Picture of a Process

I enjoyed seeing this image in an article in The Register.

finger shown in Google book

The picture is a screen shot from Google Books viewing a page from a 1855 issue of The Gentleman’s Magazine. The latex-clad fingers belong to one of the people whose job it is to scan the books for Google’s book project.

Information technologies often hide the processes that bring us the information we interact with. Revealing errors give a picture of what these processes look like or involve. In an extremely literal way, this error shows us just such a picture.

We can learn quite a lot from this image. For example, since the fingers are not pressed against glass, we might conclude that Google is not using a traditional flatbed scanner. Instead, it is likely that they are using a system similar to the one that the the Internet Archive has built that is designed specifically for scanning books.

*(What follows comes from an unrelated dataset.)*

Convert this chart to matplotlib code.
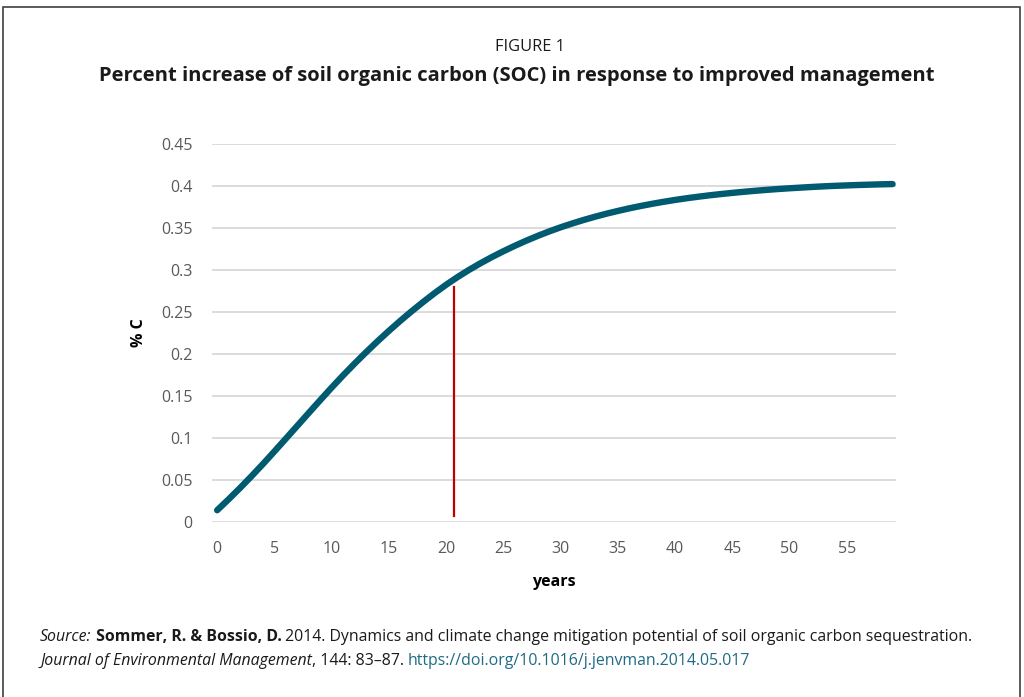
import matplotlib
matplotlib.use("Agg")
import matplotlib.pyplot as plt
from matplotlib.patches import Rectangle

years = list(range(0, 60))
soc_pct = [0.0140, 0.0270, 0.0405, 0.0545, 0.0690, 0.0840, 0.0992, 0.1145, 0.1298, 0.1450,
           0.1600, 0.1745, 0.1885, 0.2020, 0.2150, 0.2275, 0.2395, 0.2510, 0.2620, 0.2725,
           0.2824, 0.2916, 0.3001, 0.3080, 0.3154, 0.3223, 0.3288, 0.3349, 0.3406, 0.3459,
           0.3508, 0.3553, 0.3595, 0.3634, 0.3670, 0.3703, 0.3734, 0.3762, 0.3788, 0.3812,
           0.3834, 0.3854, 0.3872, 0.3889, 0.3904, 0.3918, 0.3931, 0.3943, 0.3954, 0.3964,
           0.3973, 0.3981, 0.3989, 0.3996, 0.4002, 0.4007, 0.4012, 0.4016, 0.4020, 0.4023]
marker_year = 20.65
marker_bottom = 0.007
marker_top = 0.280
x_ticks = list(range(0, 60, 5))
y_ticks = [0, 0.05, 0.1, 0.15, 0.2, 0.25, 0.3, 0.35, 0.4, 0.45]
y_tick_labels = ["0", "0.05", "0.1", "0.15", "0.2", "0.25", "0.3", "0.35", "0.4", "0.45"]

plt.rcParams['font.family'] = ['Open Sans', 'DejaVu Sans']

W, H = 1024, 697
fig = plt.figure(figsize=(W / 100, H / 100), dpi=100)

# frame
fig.add_artist(Rectangle((3 / W, -0.01), (1020 - 3) / W, (H - 7) / H + 0.01,
                         transform=fig.transFigure, fill=False,
                         edgecolor="#404040", linewidth=1.2))

ax = fig.add_axes([212 / W, 1 - 522 / H, (896 - 212) / W, (522 - 144) / H])
ax.set_xlim(-0.45, 59.3)
ax.set_ylim(0, 0.45)
for s in ax.spines.values():
    s.set_visible(False)
ax.set_yticks(y_ticks)
ax.set_yticklabels(y_tick_labels)
ax.set_xticks(x_ticks)
ax.tick_params(length=0, labelsize=11.5, labelcolor="#595959")
ax.tick_params(axis="y", pad=14)
ax.tick_params(axis="x", pad=14)
ax.grid(axis="y", color="#d9d9d9", linewidth=1.3)
ax.set_axisbelow(True)

ax.plot(years, soc_pct, color="#005a70", linewidth=4.6, solid_capstyle="round", zorder=3)
ax.plot([marker_year, marker_year], [marker_bottom, marker_top], color="#c00000",
        linewidth=1.6, zorder=2)

ax.set_ylabel("% C", fontsize=11.5, fontweight="bold", labelpad=10)
ax.set_xlabel("years", fontsize=11.5, fontweight="bold", labelpad=12)

fig.text(530 / W, 1 - 47 / H, "FIGURE 1", ha="center", va="center", fontsize=11.8, color="#1a1a1a")
fig.text(517 / W, 1 - 76 / H,
         "Percent increase of soil organic carbon (SOC) in response to improved management",
         ha="center", va="center", fontsize=14.5, fontweight="bold", color="#1a1a1a")

# source with mixed styles
fig.canvas.draw()
renderer = fig.canvas.get_renderer()

def draw_pieces(x_px, y_px, pieces, size):
    x = x_px
    for txt, kw in pieces:
        t = fig.text(x / W, 1 - y_px / H, txt, ha="left", va="center", fontsize=size, **kw)
        bb = t.get_window_extent(renderer=renderer)
        x += bb.width

draw_pieces(40, 637, [
    ("Source:", dict(style="italic", color="#1a1a1a")),
    (" Sommer, R. & Bossio, D.", dict(fontweight="bold", color="#1a1a1a")),
    (" 2014. Dynamics and climate change mitigation potential of soil organic carbon sequestration.",
     dict(color="#1a1a1a")),
], 11.4)
draw_pieces(40, 661, [
    ("Journal of Environmental Management", dict(style="italic", color="#1a1a1a")),
    (", 144: 83\u201387. ", dict(color="#1a1a1a")),
    ("https://doi.org/10.1016/j.jenvman.2014.05.017", dict(color="#1f6b86")),
], 11.4)

fig.savefig("out.png", dpi=100)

But perhaps the most important thing that this error reveals is something we know, but often take for granted — the human involved in the process.

The decision on where to automate a process, and where leave it up to a human, is sometimes a very complicated one. Human involvement in a process can prevent and catch many types of errors but can cause new ones. Both choices introduce risks and benefits. For example, an automated bank transaction system may allow human to catch obvious errors and to detect suspicious use that a computer without “common sense” might miss. On the other hand, a human banker might commit fraud to try to enrich themselves with others money — something a machine would never do.

In our interaction with technological systems, we rarely reflect on the fact, and the ways, that the presence of humans in these areas is important to determining the behavior, quality, reliability, and the nature and degree of trust that we have in a technology.

In our interactions with complex processes through simple and abstract user interfaces, it is often only through errors — distinctly human errors, if not usually quite as clearly human as this one — that information workers’ important presence is revealed.